:: Record list ::

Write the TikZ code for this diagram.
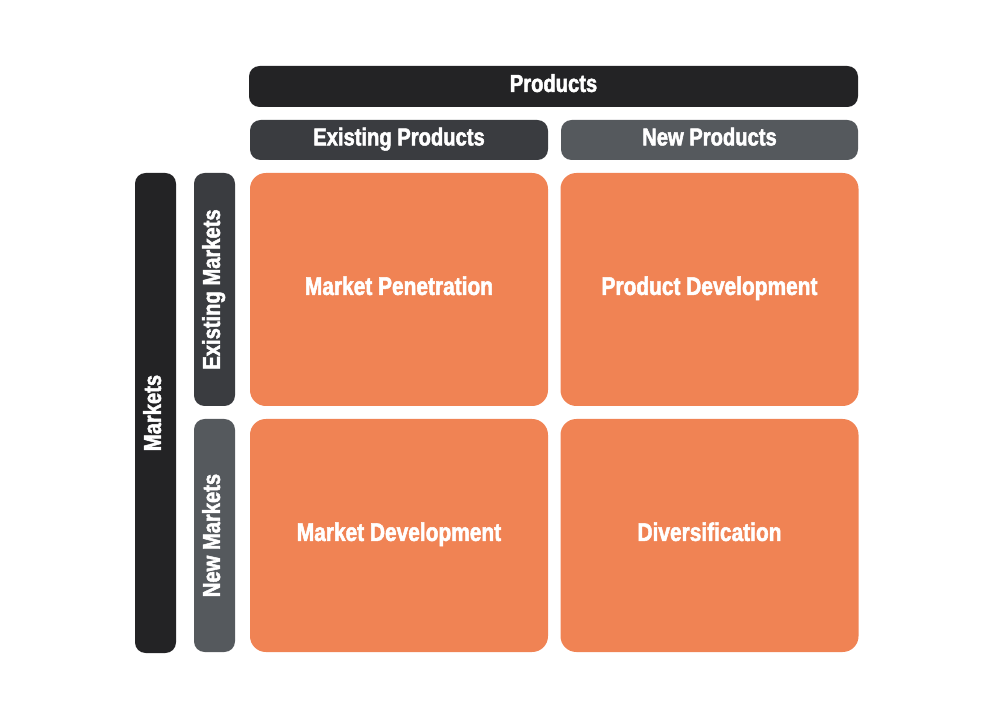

:::
:: Record list ::

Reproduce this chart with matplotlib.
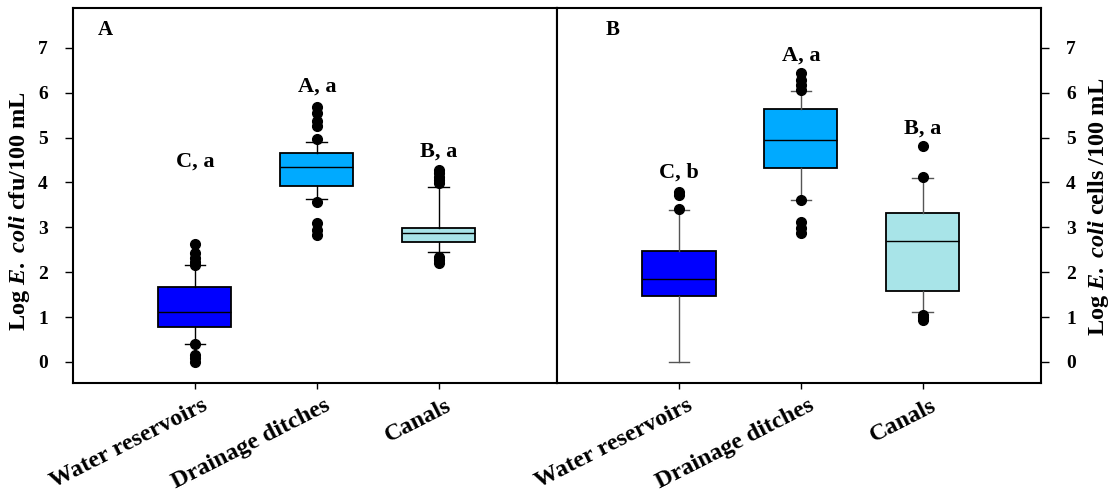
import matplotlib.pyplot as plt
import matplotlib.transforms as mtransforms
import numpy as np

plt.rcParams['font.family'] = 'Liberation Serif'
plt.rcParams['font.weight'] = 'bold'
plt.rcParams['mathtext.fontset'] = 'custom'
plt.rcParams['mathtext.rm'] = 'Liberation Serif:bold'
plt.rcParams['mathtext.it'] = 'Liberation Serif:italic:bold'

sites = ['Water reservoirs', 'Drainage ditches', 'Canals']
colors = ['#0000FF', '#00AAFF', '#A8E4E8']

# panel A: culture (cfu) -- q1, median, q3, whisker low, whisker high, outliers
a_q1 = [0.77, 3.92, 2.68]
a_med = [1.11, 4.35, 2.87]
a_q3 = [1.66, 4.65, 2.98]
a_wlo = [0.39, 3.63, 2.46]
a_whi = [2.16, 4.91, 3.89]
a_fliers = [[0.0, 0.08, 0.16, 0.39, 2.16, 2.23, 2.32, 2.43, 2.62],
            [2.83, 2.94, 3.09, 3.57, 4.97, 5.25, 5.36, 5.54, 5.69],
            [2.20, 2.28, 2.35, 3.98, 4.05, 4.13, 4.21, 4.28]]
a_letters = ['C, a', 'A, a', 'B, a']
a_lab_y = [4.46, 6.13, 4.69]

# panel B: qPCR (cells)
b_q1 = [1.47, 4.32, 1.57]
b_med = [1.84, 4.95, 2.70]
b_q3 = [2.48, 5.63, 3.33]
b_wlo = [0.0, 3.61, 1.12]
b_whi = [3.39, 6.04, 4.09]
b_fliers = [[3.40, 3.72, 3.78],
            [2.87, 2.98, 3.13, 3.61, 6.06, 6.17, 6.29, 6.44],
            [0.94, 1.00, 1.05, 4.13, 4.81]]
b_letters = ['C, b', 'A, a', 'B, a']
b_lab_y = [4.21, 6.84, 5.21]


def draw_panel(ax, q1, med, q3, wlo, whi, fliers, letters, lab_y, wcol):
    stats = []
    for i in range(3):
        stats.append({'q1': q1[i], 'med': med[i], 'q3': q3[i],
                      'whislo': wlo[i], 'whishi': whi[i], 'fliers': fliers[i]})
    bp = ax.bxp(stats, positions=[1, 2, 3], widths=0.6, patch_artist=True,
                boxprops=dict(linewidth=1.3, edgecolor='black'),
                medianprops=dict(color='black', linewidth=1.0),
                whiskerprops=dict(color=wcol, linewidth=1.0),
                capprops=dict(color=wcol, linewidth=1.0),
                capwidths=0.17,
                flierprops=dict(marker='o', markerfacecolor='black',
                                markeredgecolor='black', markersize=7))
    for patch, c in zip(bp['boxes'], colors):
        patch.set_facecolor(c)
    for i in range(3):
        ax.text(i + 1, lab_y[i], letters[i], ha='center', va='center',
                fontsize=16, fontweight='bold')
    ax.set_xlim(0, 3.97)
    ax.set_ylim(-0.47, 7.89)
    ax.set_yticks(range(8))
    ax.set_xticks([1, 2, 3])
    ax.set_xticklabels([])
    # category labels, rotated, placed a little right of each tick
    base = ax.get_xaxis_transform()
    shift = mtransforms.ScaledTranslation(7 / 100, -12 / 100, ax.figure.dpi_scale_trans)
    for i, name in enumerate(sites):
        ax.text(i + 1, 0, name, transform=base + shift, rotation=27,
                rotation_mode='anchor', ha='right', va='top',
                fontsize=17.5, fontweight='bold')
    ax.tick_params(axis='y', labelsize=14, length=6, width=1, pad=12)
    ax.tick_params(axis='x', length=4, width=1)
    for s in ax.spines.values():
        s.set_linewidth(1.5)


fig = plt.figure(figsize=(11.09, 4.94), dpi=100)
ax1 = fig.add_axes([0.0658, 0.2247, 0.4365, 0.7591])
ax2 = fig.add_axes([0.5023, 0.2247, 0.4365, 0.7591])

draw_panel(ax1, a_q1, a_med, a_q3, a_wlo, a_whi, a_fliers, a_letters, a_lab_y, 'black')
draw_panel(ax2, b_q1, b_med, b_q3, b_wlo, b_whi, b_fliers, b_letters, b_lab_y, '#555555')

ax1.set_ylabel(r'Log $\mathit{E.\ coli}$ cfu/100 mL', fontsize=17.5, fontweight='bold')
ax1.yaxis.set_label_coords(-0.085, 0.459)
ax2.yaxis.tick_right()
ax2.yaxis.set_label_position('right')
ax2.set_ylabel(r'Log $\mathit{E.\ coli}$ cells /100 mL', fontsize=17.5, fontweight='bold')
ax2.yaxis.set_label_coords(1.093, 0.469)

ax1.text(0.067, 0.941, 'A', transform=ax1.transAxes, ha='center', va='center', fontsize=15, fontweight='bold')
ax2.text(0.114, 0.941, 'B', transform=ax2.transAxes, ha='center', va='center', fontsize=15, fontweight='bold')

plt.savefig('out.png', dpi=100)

:::

> Aim of the exercise
Write out word for word the lines above that run from the one with "Reproduce this chart with matplotlib." to the one with "a_lab_y = [4.46, 6.13, 4.69]". Include both end lines; exclude the images.

> Response
Reproduce this chart with matplotlib.
import matplotlib.pyplot as plt
import matplotlib.transforms as mtransforms
import numpy as np

plt.rcParams['font.family'] = 'Liberation Serif'
plt.rcParams['font.weight'] = 'bold'
plt.rcParams['mathtext.fontset'] = 'custom'
plt.rcParams['mathtext.rm'] = 'Liberation Serif:bold'
plt.rcParams['mathtext.it'] = 'Liberation Serif:italic:bold'

sites = ['Water reservoirs', 'Drainage ditches', 'Canals']
colors = ['#0000FF', '#00AAFF', '#A8E4E8']

# panel A: culture (cfu) -- q1, median, q3, whisker low, whisker high, outliers
a_q1 = [0.77, 3.92, 2.68]
a_med = [1.11, 4.35, 2.87]
a_q3 = [1.66, 4.65, 2.98]
a_wlo = [0.39, 3.63, 2.46]
a_whi = [2.16, 4.91, 3.89]
a_fliers = [[0.0, 0.08, 0.16, 0.39, 2.16, 2.23, 2.32, 2.43, 2.62],
            [2.83, 2.94, 3.09, 3.57, 4.97, 5.25, 5.36, 5.54, 5.69],
            [2.20, 2.28, 2.35, 3.98, 4.05, 4.13, 4.21, 4.28]]
a_letters = ['C, a', 'A, a', 'B, a']
a_lab_y = [4.46, 6.13, 4.69]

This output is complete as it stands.